De pronto, a mediados de marzo, la ciudad quedó vacía y en silencio. Un silencio apenas alterado por las sirenas de ambulancias y coches policiales. Con las calles vacías y los hospitales llenos. A quienes tanto les apasiona la recuperación de la memoria histórica – siempre que sirva para lanzársela al adversario – conviene recordarles lo ocurrido hace cinco años. No sólo en las residencias de Madrid, sino en las de toda España.
El maldito coronavirus nos arrinconó en nuestros domicilios, mientras se llevaba por delante a decenas de miles de ciudadanos. Fue una catástrofe nacional, pero, sobre todo, una tragedia humanitaria para los ancianos atrapados en la soledad de una residencia, sin un familiar al que confesarle las últimas voluntades.
Un lustro después de la declaración del estado de alarma, todavía escucho el eco de las consignas y lemas pronunciados en la gran manifestación del 8-M de aquel 2020. Todavía recuerdo las voces de algunas dirigentes políticas de izquierdas animando a la participación, porque el maldito coronavirus nunca podría frenar la lucha feminista. Y tampoco olvidaré los rostros serios de la gente, cubiertos parcialmente por mascarillas, los aplausos desde los balcones a las ocho de la tarde o las comparecencias del presidente del Gobierno, Pedro Sánchez, y el director del Centro de Coordinación de Alertas y Emergencias Sanitarias, Pedro Simón, presumiendo de estar asesorados por un supuesto comité de expertos del que seguimos sin saber apenas nada.
En aquellos prolegómenos de la primavera me parecía una temeridad viajar a mi ciudad, Sigüenza (Guadalajara), para disfrutar de los olores del campo, de ese olor inconfundible a pinocha mojada por las praderas del pinar que deja a la espalda el castillo y avanza hacia Barbatona. Encerrado en mi casa de Madrid, me imaginaba los nidos de vencejos en las cornisas de las casas y el monótono sonido del agua en los arroyos. Soñaba con la Ciudad del Doncel como el que sueña con el paraíso, en medio del infierno.

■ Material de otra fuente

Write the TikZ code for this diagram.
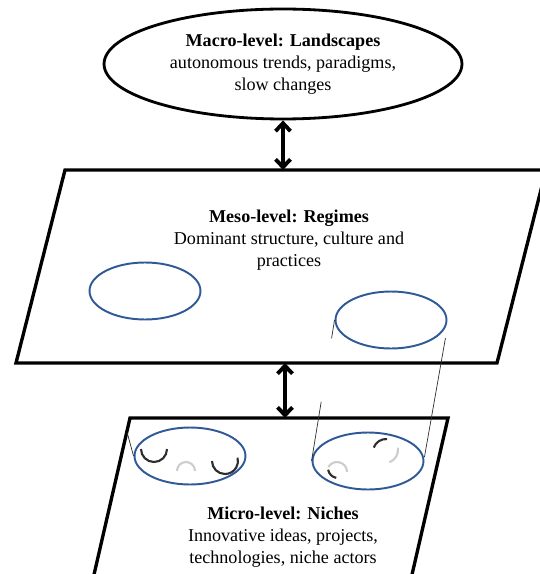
\documentclass[tikz,border=0pt]{standalone}
\usepackage{fontspec}
\setmainfont{Liberation Serif}
\usetikzlibrary{shapes.geometric,arrows.meta,calc}
\definecolor{ellblue}{RGB}{46,88,150}
\definecolor{arcdark}{RGB}{45,45,45}
\definecolor{arclight}{RGB}{205,205,205}
\tikzset{
  levelbox/.style={line width=1.9pt, line join=miter},
  leveltext/.style={align=center, font=\fontsize{10.3}{12.6}\selectfont, inner sep=0pt},
  bluering/.style={draw=ellblue, line width=1.1pt, ellipse, inner sep=0pt,
    minimum width=2.22cm, minimum height=1.14cm},
  biarrow/.style={line width=2.2pt, {Straight Barb[length=4.5pt,width=8.5pt]}-{Straight Barb[length=4.5pt,width=8.5pt]}},
  guide/.style={line width=0.4pt, arcdark},
  darkarc/.style={line width=1.2pt, arcdark},
  lightarc/.style={line width=1.2pt, arclight}
}
\begin{document}
\begin{tikzpicture}[x=0.02cm, y=-0.02cm]
\useasboundingbox (0,0) rectangle (540,574);
\clip (0,0) rectangle (540,574);
\node[draw, ellipse, line width=1.6pt, minimum width=7.16cm, minimum height=2.2cm,
  leveltext] (macro) at (283,64)
  {\textbf{Macro-level: Landscapes}\\autonomous trends, paradigms,\\slow changes};
\coordinate (mesoNW) at (65,170);
\coordinate (mesoNE) at (546,170);
\coordinate (mesoSE) at (497,363);
\coordinate (mesoSW) at (16,363);
\draw[levelbox] (mesoNW) -- (mesoNE) -- (mesoSE) -- (mesoSW) -- cycle;
\coordinate (microNW) at (130,418);
\coordinate (microNE) at (448,418);
\coordinate (microSE) at (408,592);
\coordinate (microSW) at (90,592);
\draw[levelbox] (microSW) -- (microNW) -- (microNE) -- (microSE);
\node[leveltext] (regimes) at (289,240)
  {\textbf{Meso-level: Regimes}\\Dominant structure, culture and\\practices};
\node[leveltext] (niches) at (283,537)
  {\textbf{Micro-level: Niches}\\Innovative ideas, projects,\\technologies, niche actors};
\node[bluering] (regL) at (145,291) {};
\node[bluering] (regR) at (391,320) {};
\node[bluering] (nicheL) at (190,456) {};
\node[bluering] (nicheR) at (368,461) {};
\draw[biarrow] (macro.south) -- (283,170);
\coordinate (mesoBot) at (285,363);
\coordinate (microTop) at (285,418);
\draw[biarrow] (mesoBot) -- (microTop);
\draw[guide] (regR.west) -- ($(regR.west)!0.13!(nicheR.west)$);
\draw[guide] ($(regR.west)!0.58!(nicheR.west)$) -- (nicheR.west);
\draw[guide] ($(regR.east)+(-2,18)$) -- ($(nicheR.east)+(0,-4)$);
\draw[guide] (nicheL.west) -- ($(nicheL.west)!0.14!(regL.west)$);
\draw[darkarc] (167,449) arc[start angle=0, end angle=180, radius=13];
\draw[lightarc] (177,471) arc[start angle=180, end angle=360, radius=9];
\draw[darkarc] (212,461) arc[start angle=180, end angle=-15, radius=13];
\draw[darkarc] ($(386,452)+(200:13)$) arc[start angle=200, end angle=275, radius=13];
\draw[lightarc] ($(385,450)+(-10:13)$) arc[start angle=-10, end angle=70, radius=13];
\draw[lightarc] ($(337,472)+(210:10)$) arc[start angle=210, end angle=360, radius=10];
\draw[darkarc] ($(338,468)+(170:10)$) arc[start angle=170, end angle=100, radius=10];
\end{tikzpicture}
\end{document}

Desde la distancia, lloré la pérdida de personas muy queridas, como el cura Don Daniel Sánchez, párroco de Santa María y fundador de los campamentos «Abriendo Camino», a los que llevábamos todos los años a mis hijos. A pesar del teletrabajo, los días, las semanas y los meses se hicieron interminables. Siempre el mismo paisaje, el mismo jardín y las mismas caras de los vecinos de las casas de enfrente a la hora del aplauso. El único destino estaba en la imaginación y en los libros que tenía en lista de espera. Novelas y ensayos que fueron cayendo en mis manos como agua de mayo.

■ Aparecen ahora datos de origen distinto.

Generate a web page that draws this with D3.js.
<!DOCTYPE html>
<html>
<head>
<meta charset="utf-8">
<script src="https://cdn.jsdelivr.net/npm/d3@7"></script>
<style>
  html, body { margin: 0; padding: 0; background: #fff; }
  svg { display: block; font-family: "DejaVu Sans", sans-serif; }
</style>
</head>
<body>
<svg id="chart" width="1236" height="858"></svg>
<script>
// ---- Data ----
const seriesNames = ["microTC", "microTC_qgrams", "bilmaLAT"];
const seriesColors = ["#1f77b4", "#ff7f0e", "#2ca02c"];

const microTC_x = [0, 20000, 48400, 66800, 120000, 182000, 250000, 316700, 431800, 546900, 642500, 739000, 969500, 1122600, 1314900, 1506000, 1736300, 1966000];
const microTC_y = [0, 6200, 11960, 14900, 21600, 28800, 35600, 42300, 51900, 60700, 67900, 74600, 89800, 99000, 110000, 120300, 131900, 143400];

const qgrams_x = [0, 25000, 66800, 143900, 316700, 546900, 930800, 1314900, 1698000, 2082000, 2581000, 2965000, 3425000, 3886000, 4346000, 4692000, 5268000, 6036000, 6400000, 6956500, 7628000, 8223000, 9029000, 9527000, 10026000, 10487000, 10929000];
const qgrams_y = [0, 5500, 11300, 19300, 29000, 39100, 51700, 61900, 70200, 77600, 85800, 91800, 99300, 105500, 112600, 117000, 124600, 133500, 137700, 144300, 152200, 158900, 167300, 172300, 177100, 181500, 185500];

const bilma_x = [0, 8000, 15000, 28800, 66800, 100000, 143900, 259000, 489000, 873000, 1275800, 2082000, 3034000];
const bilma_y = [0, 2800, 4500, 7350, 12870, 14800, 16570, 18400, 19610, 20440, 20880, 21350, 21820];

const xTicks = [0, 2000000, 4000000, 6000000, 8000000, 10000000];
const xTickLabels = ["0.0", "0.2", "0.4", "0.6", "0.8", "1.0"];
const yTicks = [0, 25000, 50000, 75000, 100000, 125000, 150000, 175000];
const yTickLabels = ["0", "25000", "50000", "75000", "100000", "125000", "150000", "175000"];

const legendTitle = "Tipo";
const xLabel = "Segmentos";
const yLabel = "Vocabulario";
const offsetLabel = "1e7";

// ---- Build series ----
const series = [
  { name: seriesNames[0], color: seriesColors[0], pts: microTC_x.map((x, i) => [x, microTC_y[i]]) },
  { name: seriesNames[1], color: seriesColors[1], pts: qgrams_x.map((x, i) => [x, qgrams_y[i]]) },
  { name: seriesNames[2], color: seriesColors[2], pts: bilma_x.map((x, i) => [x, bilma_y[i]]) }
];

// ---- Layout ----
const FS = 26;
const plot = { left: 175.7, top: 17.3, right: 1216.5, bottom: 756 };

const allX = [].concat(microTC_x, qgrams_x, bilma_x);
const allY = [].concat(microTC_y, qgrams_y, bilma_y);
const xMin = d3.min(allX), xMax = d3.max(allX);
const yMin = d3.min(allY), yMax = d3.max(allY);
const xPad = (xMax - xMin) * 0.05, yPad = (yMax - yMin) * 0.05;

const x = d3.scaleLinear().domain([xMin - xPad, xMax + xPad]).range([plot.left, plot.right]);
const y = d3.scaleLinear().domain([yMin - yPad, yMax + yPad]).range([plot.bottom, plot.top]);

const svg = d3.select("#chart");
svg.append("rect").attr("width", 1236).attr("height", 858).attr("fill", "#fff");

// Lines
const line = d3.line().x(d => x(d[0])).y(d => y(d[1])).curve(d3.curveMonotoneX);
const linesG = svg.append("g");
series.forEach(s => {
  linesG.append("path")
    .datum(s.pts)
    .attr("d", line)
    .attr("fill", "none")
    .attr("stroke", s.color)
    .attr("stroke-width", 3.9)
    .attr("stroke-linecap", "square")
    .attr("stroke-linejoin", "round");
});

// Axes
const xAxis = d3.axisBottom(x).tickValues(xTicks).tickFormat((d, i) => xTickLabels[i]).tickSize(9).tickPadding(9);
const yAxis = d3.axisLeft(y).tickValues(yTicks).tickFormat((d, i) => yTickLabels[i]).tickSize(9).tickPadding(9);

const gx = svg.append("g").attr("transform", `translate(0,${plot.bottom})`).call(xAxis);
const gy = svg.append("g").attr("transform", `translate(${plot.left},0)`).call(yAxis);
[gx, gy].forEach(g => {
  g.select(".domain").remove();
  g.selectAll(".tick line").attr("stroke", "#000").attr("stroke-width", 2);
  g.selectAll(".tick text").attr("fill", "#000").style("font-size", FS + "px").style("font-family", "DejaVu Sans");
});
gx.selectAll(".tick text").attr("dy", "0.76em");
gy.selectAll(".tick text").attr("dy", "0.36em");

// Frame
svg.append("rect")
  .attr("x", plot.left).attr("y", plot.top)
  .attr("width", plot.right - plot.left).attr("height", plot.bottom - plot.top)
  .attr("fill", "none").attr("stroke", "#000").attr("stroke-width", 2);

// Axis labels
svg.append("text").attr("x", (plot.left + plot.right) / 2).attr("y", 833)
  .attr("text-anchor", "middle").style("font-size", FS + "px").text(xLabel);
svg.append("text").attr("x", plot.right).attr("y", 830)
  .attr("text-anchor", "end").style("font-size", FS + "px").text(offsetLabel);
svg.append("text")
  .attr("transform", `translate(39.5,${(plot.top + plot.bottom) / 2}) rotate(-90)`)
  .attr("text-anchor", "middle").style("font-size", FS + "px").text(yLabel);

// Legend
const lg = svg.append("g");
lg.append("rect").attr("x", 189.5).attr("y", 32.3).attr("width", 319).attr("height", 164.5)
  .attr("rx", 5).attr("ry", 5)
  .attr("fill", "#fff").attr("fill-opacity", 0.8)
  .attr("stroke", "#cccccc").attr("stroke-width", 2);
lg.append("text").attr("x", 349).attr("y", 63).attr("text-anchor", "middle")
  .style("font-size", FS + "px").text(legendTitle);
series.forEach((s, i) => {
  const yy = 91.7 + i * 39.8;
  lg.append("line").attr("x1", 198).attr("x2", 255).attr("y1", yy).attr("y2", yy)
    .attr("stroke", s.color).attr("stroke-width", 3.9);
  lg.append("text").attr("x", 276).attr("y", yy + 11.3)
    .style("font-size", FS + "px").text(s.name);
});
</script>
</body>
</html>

Menos mal que podíamos viajar de la cocina al comedor, del comedor a la terraza o de la habitación al baño. Recuerdo también las reflexiones que hacía con un buen amigo y paisano sobre la incidencia positiva que tendría la pandemia en la repoblación de la España abandonada. Cinco años después, constatamos nuestro fracaso y la multiplicación de iniciativas y promesas de desarrollo rural que acaban en nada.
Durante el confinamiento, pasábamos de una «nueva normalidad» a la «desescalada». Gobierno y oposición – como siempre - se culpaban mutuamente del desastre. Sánchez se aplaudía a sí mismo y proclamaba su confianza en el futuro en estos términos, o parecidos: «saldremos de la pandemia más fuertes, empáticos y solidarios». ¿Se pasó de frenada? A las pruebas me remito.
Si algo aprendimos hace cinco años, es que somos mucho más débiles y vulnerables de lo que pensamos. Y también incapaces de asumir las propias responsabilidades.
Es más fácil exigírselas al adversario.